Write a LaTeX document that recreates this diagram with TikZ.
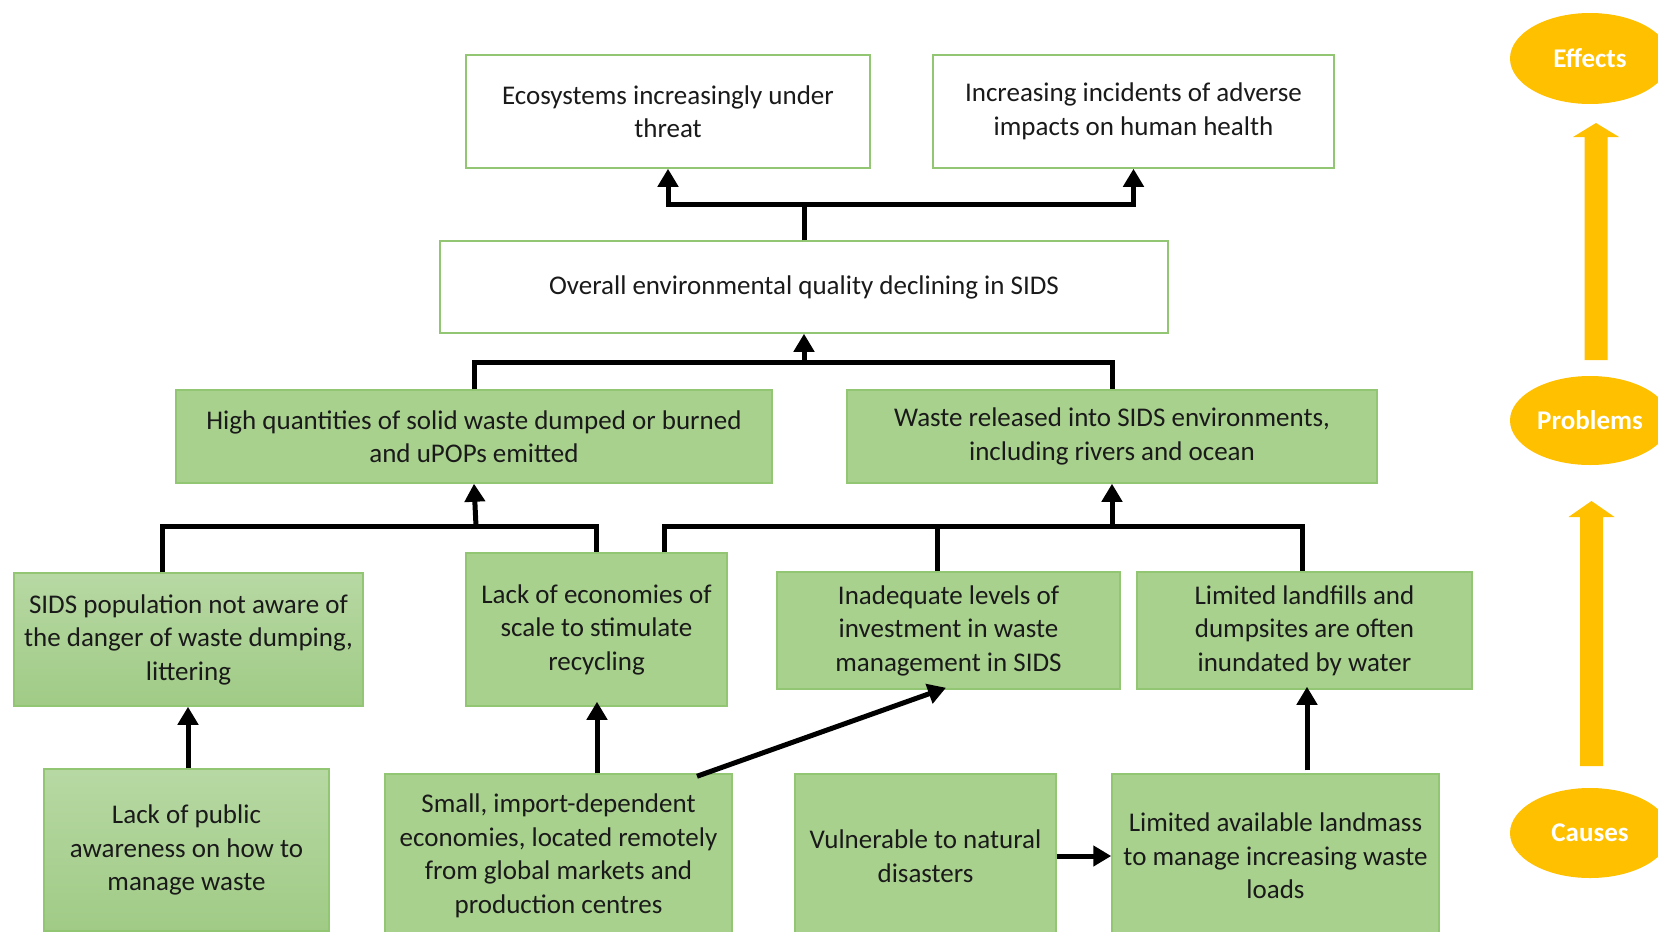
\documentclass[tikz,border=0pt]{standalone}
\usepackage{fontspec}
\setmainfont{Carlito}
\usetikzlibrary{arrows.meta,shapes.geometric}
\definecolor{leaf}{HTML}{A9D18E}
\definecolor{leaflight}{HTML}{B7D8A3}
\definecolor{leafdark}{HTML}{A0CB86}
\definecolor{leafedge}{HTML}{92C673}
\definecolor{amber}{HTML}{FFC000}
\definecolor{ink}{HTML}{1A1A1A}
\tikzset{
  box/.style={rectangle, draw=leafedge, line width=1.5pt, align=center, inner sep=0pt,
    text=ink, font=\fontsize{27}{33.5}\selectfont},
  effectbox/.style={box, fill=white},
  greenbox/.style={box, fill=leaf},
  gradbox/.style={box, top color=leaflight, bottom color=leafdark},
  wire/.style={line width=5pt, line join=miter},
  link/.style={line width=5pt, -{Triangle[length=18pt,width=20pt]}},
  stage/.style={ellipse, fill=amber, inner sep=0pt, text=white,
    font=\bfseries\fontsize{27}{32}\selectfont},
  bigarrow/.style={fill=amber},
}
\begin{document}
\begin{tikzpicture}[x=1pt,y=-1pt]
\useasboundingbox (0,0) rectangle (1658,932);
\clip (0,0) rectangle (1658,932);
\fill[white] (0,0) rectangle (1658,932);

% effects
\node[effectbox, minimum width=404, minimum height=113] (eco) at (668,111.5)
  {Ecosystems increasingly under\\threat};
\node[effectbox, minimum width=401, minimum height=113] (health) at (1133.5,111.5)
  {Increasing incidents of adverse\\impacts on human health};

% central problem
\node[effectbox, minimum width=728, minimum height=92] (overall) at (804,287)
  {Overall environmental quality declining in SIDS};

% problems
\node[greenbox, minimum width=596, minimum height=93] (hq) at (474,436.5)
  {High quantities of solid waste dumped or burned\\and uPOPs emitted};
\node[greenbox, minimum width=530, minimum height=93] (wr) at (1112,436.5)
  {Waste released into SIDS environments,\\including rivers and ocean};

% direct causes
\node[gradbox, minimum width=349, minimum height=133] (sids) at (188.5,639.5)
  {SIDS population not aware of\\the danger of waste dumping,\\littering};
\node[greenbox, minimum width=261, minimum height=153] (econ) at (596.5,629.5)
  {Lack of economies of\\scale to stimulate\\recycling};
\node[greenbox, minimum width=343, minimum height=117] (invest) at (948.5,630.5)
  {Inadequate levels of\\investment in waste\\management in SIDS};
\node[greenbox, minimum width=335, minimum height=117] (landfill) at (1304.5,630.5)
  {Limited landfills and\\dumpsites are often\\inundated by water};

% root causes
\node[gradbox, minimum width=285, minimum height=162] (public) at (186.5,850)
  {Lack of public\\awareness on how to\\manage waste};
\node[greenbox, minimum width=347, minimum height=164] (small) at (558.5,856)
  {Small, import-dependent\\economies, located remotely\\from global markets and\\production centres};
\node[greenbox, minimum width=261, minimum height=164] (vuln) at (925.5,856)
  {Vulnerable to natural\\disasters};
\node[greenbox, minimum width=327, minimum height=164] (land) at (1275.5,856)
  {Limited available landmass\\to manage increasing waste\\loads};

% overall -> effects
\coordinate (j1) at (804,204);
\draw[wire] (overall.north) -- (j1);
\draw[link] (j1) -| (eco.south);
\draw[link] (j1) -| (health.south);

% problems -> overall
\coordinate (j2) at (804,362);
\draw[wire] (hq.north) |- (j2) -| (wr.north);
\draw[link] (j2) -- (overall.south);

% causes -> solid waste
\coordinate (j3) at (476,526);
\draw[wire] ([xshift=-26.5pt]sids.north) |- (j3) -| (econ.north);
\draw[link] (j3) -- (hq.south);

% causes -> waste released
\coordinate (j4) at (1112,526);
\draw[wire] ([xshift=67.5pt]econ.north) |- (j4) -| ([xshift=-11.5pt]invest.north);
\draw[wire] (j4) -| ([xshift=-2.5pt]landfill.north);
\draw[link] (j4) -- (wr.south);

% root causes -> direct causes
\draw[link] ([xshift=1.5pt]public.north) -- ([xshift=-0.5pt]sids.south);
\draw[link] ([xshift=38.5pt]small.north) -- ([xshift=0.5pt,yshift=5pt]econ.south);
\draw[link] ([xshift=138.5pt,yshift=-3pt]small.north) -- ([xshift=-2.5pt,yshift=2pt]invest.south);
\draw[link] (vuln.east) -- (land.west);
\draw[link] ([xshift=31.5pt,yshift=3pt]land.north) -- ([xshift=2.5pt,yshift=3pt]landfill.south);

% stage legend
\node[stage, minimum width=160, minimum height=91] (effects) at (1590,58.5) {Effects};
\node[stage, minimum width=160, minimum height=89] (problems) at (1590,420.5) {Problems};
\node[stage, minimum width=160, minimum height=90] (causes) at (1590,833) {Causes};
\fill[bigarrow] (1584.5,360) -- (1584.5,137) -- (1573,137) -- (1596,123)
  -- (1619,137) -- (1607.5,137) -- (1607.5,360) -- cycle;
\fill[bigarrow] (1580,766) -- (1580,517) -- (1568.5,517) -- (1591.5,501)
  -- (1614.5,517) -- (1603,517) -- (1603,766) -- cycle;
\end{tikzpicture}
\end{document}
━━━━━━━━━━━━━━━━
Ignore the images and quote every line of the listing exactly.

Write a LaTeX document that recreates this diagram with TikZ.
\documentclass[tikz,border=0pt]{standalone}
\usepackage{fontspec}
\setmainfont{Carlito}
\usetikzlibrary{arrows.meta,shapes.geometric}
\definecolor{leaf}{HTML}{A9D18E}
\definecolor{leaflight}{HTML}{B7D8A3}
\definecolor{leafdark}{HTML}{A0CB86}
\definecolor{leafedge}{HTML}{92C673}
\definecolor{amber}{HTML}{FFC000}
\definecolor{ink}{HTML}{1A1A1A}
\tikzset{
  box/.style={rectangle, draw=leafedge, line width=1.5pt, align=center, inner sep=0pt,
    text=ink, font=\fontsize{27}{33.5}\selectfont},
  effectbox/.style={box, fill=white},
  greenbox/.style={box, fill=leaf},
  gradbox/.style={box, top color=leaflight, bottom color=leafdark},
  wire/.style={line width=5pt, line join=miter},
  link/.style={line width=5pt, -{Triangle[length=18pt,width=20pt]}},
  stage/.style={ellipse, fill=amber, inner sep=0pt, text=white,
    font=\bfseries\fontsize{27}{32}\selectfont},
  bigarrow/.style={fill=amber},
}
\begin{document}
\begin{tikzpicture}[x=1pt,y=-1pt]
\useasboundingbox (0,0) rectangle (1658,932);
\clip (0,0) rectangle (1658,932);
\fill[white] (0,0) rectangle (1658,932);

% effects
\node[effectbox, minimum width=404, minimum height=113] (eco) at (668,111.5)
  {Ecosystems increasingly under\\threat};
\node[effectbox, minimum width=401, minimum height=113] (health) at (1133.5,111.5)
  {Increasing incidents of adverse\\impacts on human health};

% central problem
\node[effectbox, minimum width=728, minimum height=92] (overall) at (804,287)
  {Overall environmental quality declining in SIDS};

% problems
\node[greenbox, minimum width=596, minimum height=93] (hq) at (474,436.5)
  {High quantities of solid waste dumped or burned\\and uPOPs emitted};
\node[greenbox, minimum width=530, minimum height=93] (wr) at (1112,436.5)
  {Waste released into SIDS environments,\\including rivers and ocean};

% direct causes
\node[gradbox, minimum width=349, minimum height=133] (sids) at (188.5,639.5)
  {SIDS population not aware of\\the danger of waste dumping,\\littering};
\node[greenbox, minimum width=261, minimum height=153] (econ) at (596.5,629.5)
  {Lack of economies of\\scale to stimulate\\recycling};
\node[greenbox, minimum width=343, minimum height=117] (invest) at (948.5,630.5)
  {Inadequate levels of\\investment in waste\\management in SIDS};
\node[greenbox, minimum width=335, minimum height=117] (landfill) at (1304.5,630.5)
  {Limited landfills and\\dumpsites are often\\inundated by water};

% root causes
\node[gradbox, minimum width=285, minimum height=162] (public) at (186.5,850)
  {Lack of public\\awareness on how to\\manage waste};
\node[greenbox, minimum width=347, minimum height=164] (small) at (558.5,856)
  {Small, import-dependent\\economies, located remotely\\from global markets and\\production centres};
\node[greenbox, minimum width=261, minimum height=164] (vuln) at (925.5,856)
  {Vulnerable to natural\\disasters};
\node[greenbox, minimum width=327, minimum height=164] (land) at (1275.5,856)
  {Limited available landmass\\to manage increasing waste\\loads};

% overall -> effects
\coordinate (j1) at (804,204);
\draw[wire] (overall.north) -- (j1);
\draw[link] (j1) -| (eco.south);
\draw[link] (j1) -| (health.south);

% problems -> overall
\coordinate (j2) at (804,362);
\draw[wire] (hq.north) |- (j2) -| (wr.north);
\draw[link] (j2) -- (overall.south);

% causes -> solid waste
\coordinate (j3) at (476,526);
\draw[wire] ([xshift=-26.5pt]sids.north) |- (j3) -| (econ.north);
\draw[link] (j3) -- (hq.south);

% causes -> waste released
\coordinate (j4) at (1112,526);
\draw[wire] ([xshift=67.5pt]econ.north) |- (j4) -| ([xshift=-11.5pt]invest.north);
\draw[wire] (j4) -| ([xshift=-2.5pt]landfill.north);
\draw[link] (j4) -- (wr.south);

% root causes -> direct causes
\draw[link] ([xshift=1.5pt]public.north) -- ([xshift=-0.5pt]sids.south);
\draw[link] ([xshift=38.5pt]small.north) -- ([xshift=0.5pt,yshift=5pt]econ.south);
\draw[link] ([xshift=138.5pt,yshift=-3pt]small.north) -- ([xshift=-2.5pt,yshift=2pt]invest.south);
\draw[link] (vuln.east) -- (land.west);
\draw[link] ([xshift=31.5pt,yshift=3pt]land.north) -- ([xshift=2.5pt,yshift=3pt]landfill.south);

% stage legend
\node[stage, minimum width=160, minimum height=91] (effects) at (1590,58.5) {Effects};
\node[stage, minimum width=160, minimum height=89] (problems) at (1590,420.5) {Problems};
\node[stage, minimum width=160, minimum height=90] (causes) at (1590,833) {Causes};
\fill[bigarrow] (1584.5,360) -- (1584.5,137) -- (1573,137) -- (1596,123)
  -- (1619,137) -- (1607.5,137) -- (1607.5,360) -- cycle;
\fill[bigarrow] (1580,766) -- (1580,517) -- (1568.5,517) -- (1591.5,501)
  -- (1614.5,517) -- (1603,517) -- (1603,766) -- cycle;
\end{tikzpicture}
\end{document}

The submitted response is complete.